§ **WHAT THE EXERCISE ASKS**: Quote the data below in full, minus the images.

§ **RECORDED INFORMATION**:
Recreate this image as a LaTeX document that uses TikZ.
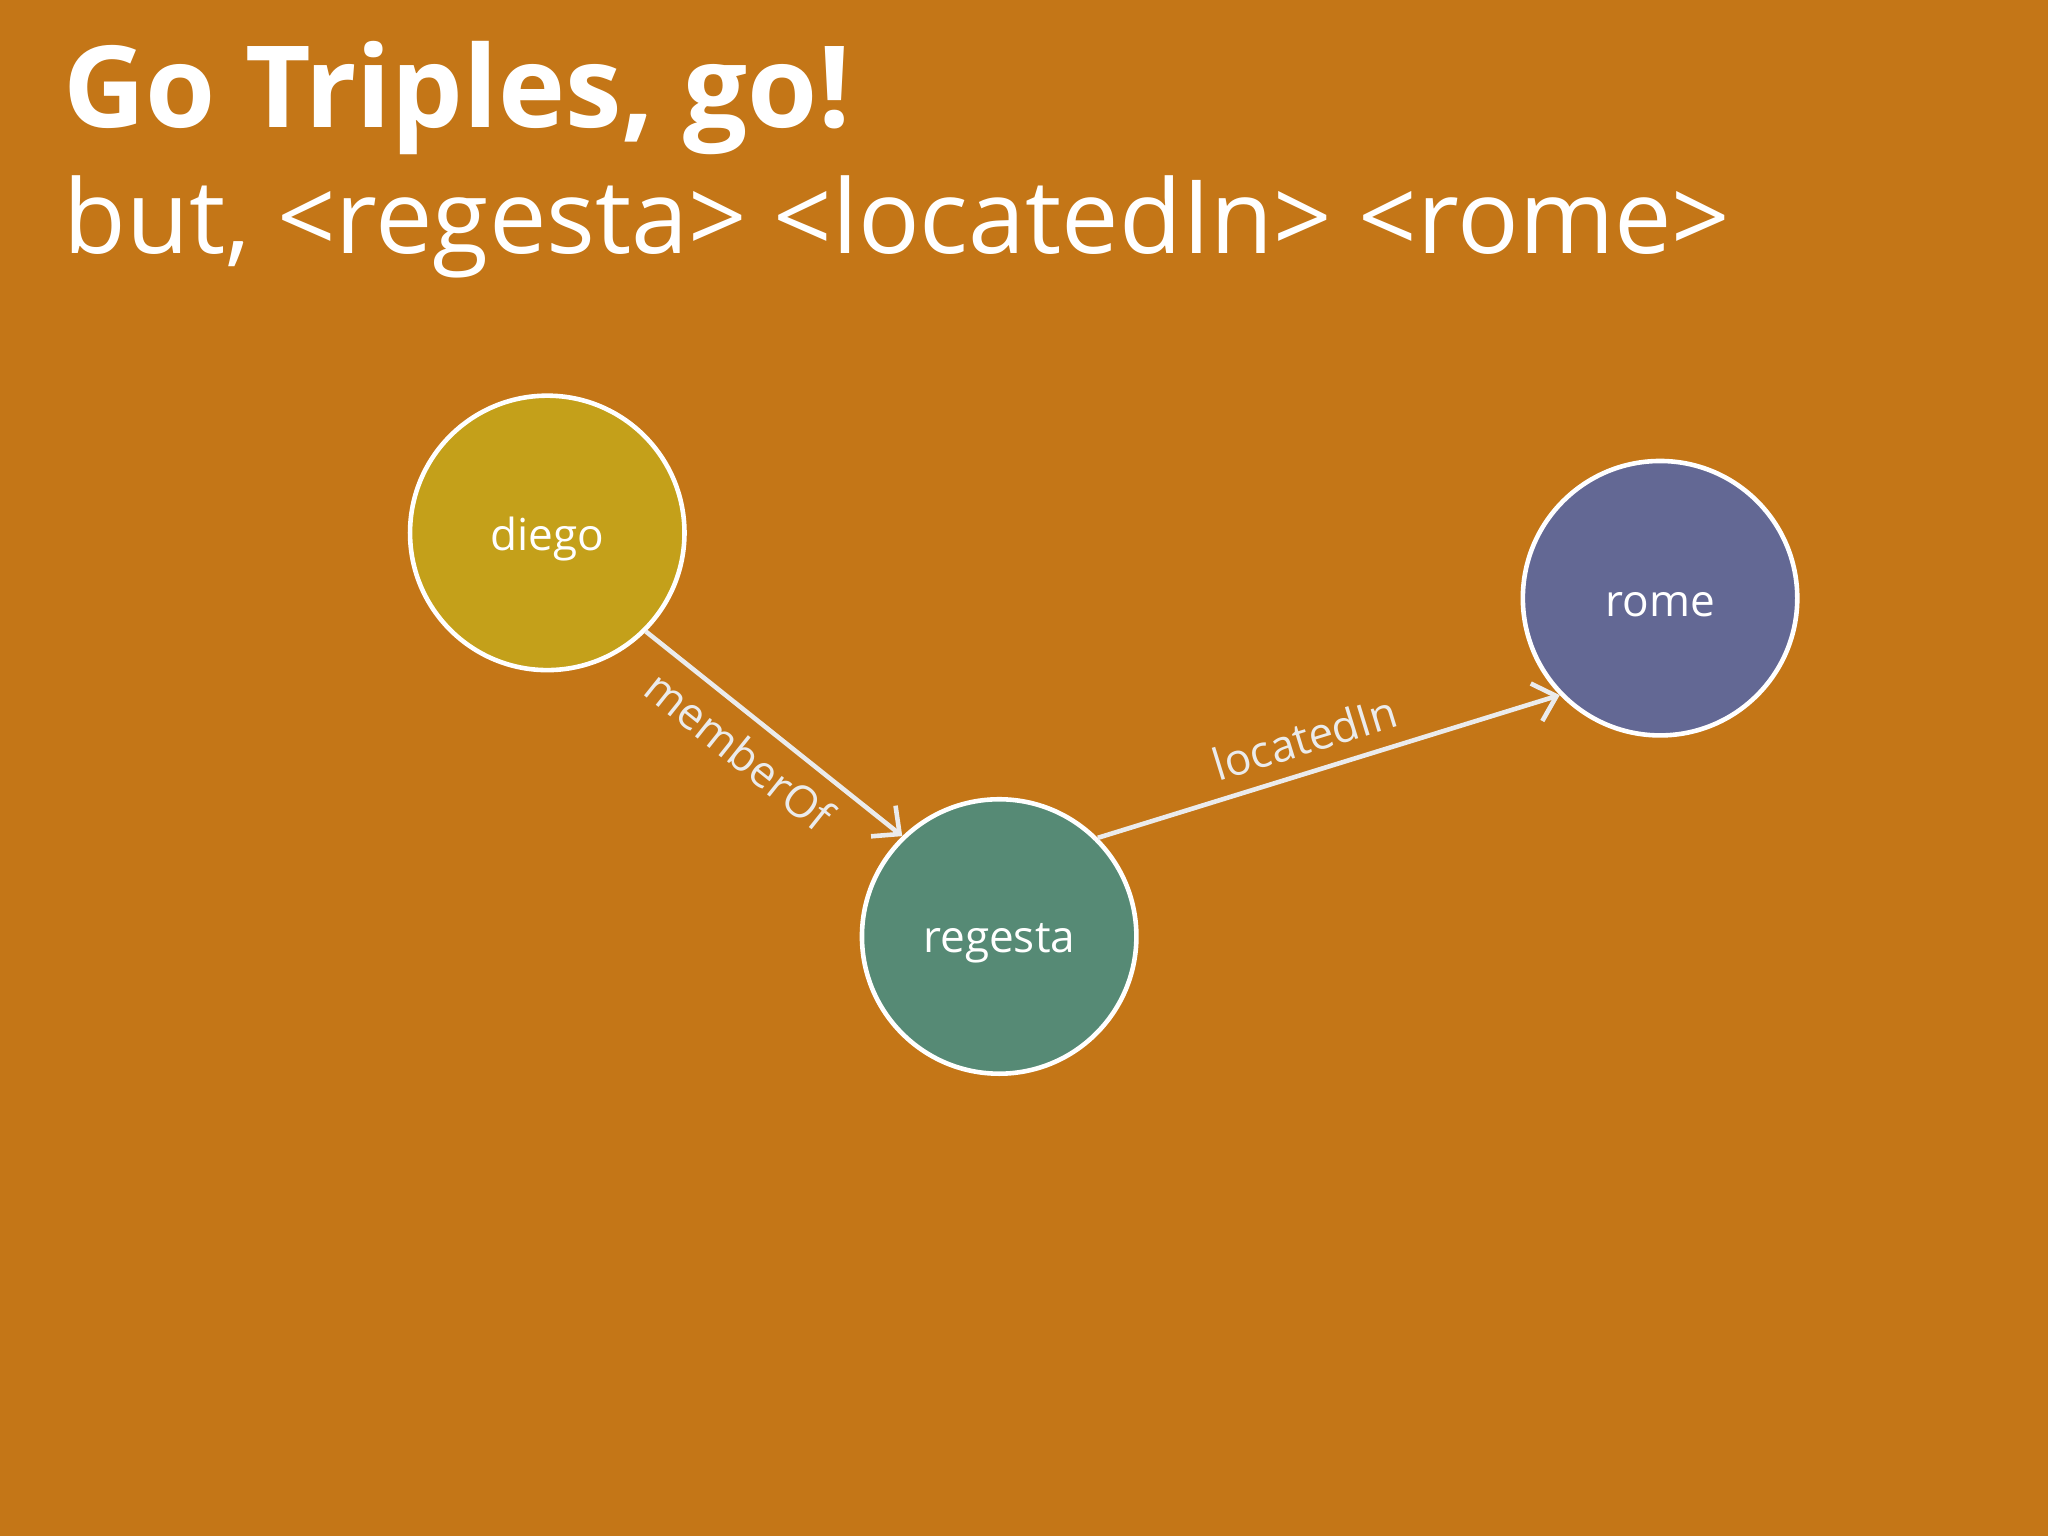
\documentclass[tikz,border=0pt]{standalone}
\usepackage{fontspec}
\setmainfont{Open Sans}
\usetikzlibrary{arrows.meta}
\definecolor{bg}{HTML}{C47617}
\definecolor{cdiego}{HTML}{C4A01A}
\definecolor{cregesta}{HTML}{568A75}
\definecolor{crome}{HTML}{636894}
\tikzset{
  ent/.style={circle, draw=white, line width=1pt, minimum size=2.1cm, inner sep=0pt, text=white, font=\fontsize{9.6pt}{11pt}\selectfont},
  entlab/.style={text=white, inner sep=0pt, font=\fontsize{9.6pt}{11pt}\selectfont},
  rel/.style={draw=white!92!black, line width=1pt, -{Straight Barb[length=1.6mm,width=3mm]}},
  rlab/.style={sloped, text=white!92!black, font=\fontsize{9.6pt}{11pt}\selectfont}
}
\begin{document}
\begin{tikzpicture}[x=0.01cm,y=-0.01cm]
\fill[bg] (0,0) rectangle (1568,1176);
\useasboundingbox (0,0) rectangle (1568,1176);
\node[anchor=base west, text=white, inner sep=0pt, font=\fontsize{24.7pt}{30pt}\selectfont\bfseries] (title) at (48,98) {Go Triples, go!};
\node[anchor=base west, text=white, inner sep=0pt, font=\fontsize{22.3pt}{28pt}\selectfont] (sub) at (48,194) {but, <regesta> <locatedIn> <rome>};
\node[ent, fill=cdiego] (diego) at (419,408) {};
\node[ent, fill=cregesta] (regesta) at (765,717) {};
\node[ent, fill=crome] (rome) at (1271,458) {};
\node[entlab] (ldiego) at (419,413) {diego};
\node[entlab] (lregesta) at (765,722) {regesta};
\node[entlab] (lrome) at (1271,463) {rome};
\draw[rel] (diego.-45) -- node[rlab, below, pos=0.45] {memberOf} (regesta.134);
\draw[rel] (regesta.45) -- node[rlab, above, pos=0.47] {locatedIn} (rome.224);
\end{tikzpicture}
\end{document}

§ **EXPECTED OUTPUT**:
Recreate this image as a LaTeX document that uses TikZ.
\documentclass[tikz,border=0pt]{standalone}
\usepackage{fontspec}
\setmainfont{Open Sans}
\usetikzlibrary{arrows.meta}
\definecolor{bg}{HTML}{C47617}
\definecolor{cdiego}{HTML}{C4A01A}
\definecolor{cregesta}{HTML}{568A75}
\definecolor{crome}{HTML}{636894}
\tikzset{
  ent/.style={circle, draw=white, line width=1pt, minimum size=2.1cm, inner sep=0pt, text=white, font=\fontsize{9.6pt}{11pt}\selectfont},
  entlab/.style={text=white, inner sep=0pt, font=\fontsize{9.6pt}{11pt}\selectfont},
  rel/.style={draw=white!92!black, line width=1pt, -{Straight Barb[length=1.6mm,width=3mm]}},
  rlab/.style={sloped, text=white!92!black, font=\fontsize{9.6pt}{11pt}\selectfont}
}
\begin{document}
\begin{tikzpicture}[x=0.01cm,y=-0.01cm]
\fill[bg] (0,0) rectangle (1568,1176);
\useasboundingbox (0,0) rectangle (1568,1176);
\node[anchor=base west, text=white, inner sep=0pt, font=\fontsize{24.7pt}{30pt}\selectfont\bfseries] (title) at (48,98) {Go Triples, go!};
\node[anchor=base west, text=white, inner sep=0pt, font=\fontsize{22.3pt}{28pt}\selectfont] (sub) at (48,194) {but, <regesta> <locatedIn> <rome>};
\node[ent, fill=cdiego] (diego) at (419,408) {};
\node[ent, fill=cregesta] (regesta) at (765,717) {};
\node[ent, fill=crome] (rome) at (1271,458) {};
\node[entlab] (ldiego) at (419,413) {diego};
\node[entlab] (lregesta) at (765,722) {regesta};
\node[entlab] (lrome) at (1271,463) {rome};
\draw[rel] (diego.-45) -- node[rlab, below, pos=0.45] {memberOf} (regesta.134);
\draw[rel] (regesta.45) -- node[rlab, above, pos=0.47] {locatedIn} (rome.224);
\end{tikzpicture}
\end{document}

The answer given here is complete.